>> BEGIN
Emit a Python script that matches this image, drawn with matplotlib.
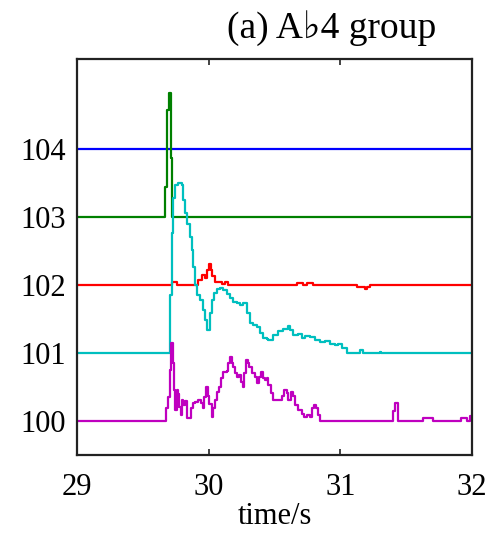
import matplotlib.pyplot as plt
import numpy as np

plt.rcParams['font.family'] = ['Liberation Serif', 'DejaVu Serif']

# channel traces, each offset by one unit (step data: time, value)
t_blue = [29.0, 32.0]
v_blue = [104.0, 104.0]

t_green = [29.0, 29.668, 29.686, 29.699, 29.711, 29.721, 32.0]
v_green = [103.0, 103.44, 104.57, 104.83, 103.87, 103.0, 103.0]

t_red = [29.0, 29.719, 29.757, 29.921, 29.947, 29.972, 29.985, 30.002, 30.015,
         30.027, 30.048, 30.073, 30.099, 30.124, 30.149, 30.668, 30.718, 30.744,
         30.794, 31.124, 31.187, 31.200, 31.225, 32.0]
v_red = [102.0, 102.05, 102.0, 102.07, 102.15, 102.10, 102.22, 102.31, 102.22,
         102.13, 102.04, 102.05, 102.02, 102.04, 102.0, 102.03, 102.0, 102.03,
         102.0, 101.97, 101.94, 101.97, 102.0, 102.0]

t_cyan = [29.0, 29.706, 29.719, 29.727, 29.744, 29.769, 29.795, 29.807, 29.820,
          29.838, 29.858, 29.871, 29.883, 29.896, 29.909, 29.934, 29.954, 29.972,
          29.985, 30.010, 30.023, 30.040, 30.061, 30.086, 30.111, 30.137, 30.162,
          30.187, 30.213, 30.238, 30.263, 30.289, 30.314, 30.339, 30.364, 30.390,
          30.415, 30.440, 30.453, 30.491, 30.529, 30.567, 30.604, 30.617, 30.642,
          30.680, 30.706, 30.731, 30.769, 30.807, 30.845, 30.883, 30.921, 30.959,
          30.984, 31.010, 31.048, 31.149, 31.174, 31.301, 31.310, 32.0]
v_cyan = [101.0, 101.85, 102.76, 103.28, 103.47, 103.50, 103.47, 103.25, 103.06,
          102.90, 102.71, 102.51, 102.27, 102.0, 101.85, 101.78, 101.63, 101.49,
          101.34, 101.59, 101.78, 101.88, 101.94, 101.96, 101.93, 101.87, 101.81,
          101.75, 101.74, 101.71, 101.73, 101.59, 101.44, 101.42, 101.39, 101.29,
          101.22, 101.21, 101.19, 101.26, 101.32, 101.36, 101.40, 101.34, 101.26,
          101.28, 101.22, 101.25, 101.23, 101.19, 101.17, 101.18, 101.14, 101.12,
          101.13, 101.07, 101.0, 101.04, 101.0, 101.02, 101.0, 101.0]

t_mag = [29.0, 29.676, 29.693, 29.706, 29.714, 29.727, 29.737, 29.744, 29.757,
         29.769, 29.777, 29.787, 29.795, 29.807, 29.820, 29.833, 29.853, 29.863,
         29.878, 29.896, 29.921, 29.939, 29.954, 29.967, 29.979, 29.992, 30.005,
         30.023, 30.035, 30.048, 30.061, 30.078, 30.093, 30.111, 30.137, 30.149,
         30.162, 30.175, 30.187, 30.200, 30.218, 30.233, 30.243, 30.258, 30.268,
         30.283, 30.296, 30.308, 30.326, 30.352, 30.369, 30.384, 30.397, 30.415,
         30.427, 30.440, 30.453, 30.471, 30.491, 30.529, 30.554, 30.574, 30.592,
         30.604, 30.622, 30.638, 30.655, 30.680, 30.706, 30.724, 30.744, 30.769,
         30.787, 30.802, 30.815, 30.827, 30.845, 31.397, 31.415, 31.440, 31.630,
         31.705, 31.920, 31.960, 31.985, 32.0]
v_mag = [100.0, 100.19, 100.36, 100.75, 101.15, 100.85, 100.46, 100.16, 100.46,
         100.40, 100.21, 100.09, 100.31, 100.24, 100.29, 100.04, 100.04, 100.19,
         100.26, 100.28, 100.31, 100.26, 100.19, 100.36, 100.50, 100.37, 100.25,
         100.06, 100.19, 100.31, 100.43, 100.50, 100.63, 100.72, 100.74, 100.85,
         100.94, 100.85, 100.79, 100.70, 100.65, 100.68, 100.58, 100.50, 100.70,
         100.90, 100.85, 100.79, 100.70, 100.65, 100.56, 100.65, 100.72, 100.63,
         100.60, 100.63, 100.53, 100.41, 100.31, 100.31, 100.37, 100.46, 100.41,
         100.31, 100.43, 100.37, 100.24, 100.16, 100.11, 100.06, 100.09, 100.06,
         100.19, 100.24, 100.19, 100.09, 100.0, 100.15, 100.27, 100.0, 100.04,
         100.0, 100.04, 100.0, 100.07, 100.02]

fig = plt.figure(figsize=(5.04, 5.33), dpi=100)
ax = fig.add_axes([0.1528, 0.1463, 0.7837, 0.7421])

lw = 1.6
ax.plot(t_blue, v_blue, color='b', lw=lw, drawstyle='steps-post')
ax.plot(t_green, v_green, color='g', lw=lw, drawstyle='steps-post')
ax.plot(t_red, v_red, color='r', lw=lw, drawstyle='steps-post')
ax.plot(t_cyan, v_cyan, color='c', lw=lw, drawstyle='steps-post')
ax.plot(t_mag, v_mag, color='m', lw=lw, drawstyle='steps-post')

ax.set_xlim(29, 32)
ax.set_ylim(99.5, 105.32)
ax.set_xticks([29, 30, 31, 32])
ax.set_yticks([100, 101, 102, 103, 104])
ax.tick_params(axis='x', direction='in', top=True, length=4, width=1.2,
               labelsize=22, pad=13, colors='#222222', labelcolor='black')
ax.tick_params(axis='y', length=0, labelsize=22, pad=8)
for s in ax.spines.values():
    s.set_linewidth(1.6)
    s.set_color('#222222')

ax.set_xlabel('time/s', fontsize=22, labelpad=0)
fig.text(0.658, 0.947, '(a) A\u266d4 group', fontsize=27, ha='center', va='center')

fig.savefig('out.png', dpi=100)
>> END
Repeat the lines exactly as they stand, from the opening line of the data through the line with "102.0, 101.97, 101.94, 101.97, 102.0, 102.0]". Pictures stay out of the copy.

Exercise output ->
Emit a Python script that matches this image, drawn with matplotlib.
import matplotlib.pyplot as plt
import numpy as np

plt.rcParams['font.family'] = ['Liberation Serif', 'DejaVu Serif']

# channel traces, each offset by one unit (step data: time, value)
t_blue = [29.0, 32.0]
v_blue = [104.0, 104.0]

t_green = [29.0, 29.668, 29.686, 29.699, 29.711, 29.721, 32.0]
v_green = [103.0, 103.44, 104.57, 104.83, 103.87, 103.0, 103.0]

t_red = [29.0, 29.719, 29.757, 29.921, 29.947, 29.972, 29.985, 30.002, 30.015,
         30.027, 30.048, 30.073, 30.099, 30.124, 30.149, 30.668, 30.718, 30.744,
         30.794, 31.124, 31.187, 31.200, 31.225, 32.0]
v_red = [102.0, 102.05, 102.0, 102.07, 102.15, 102.10, 102.22, 102.31, 102.22,
         102.13, 102.04, 102.05, 102.02, 102.04, 102.0, 102.03, 102.0, 102.03,
         102.0, 101.97, 101.94, 101.97, 102.0, 102.0]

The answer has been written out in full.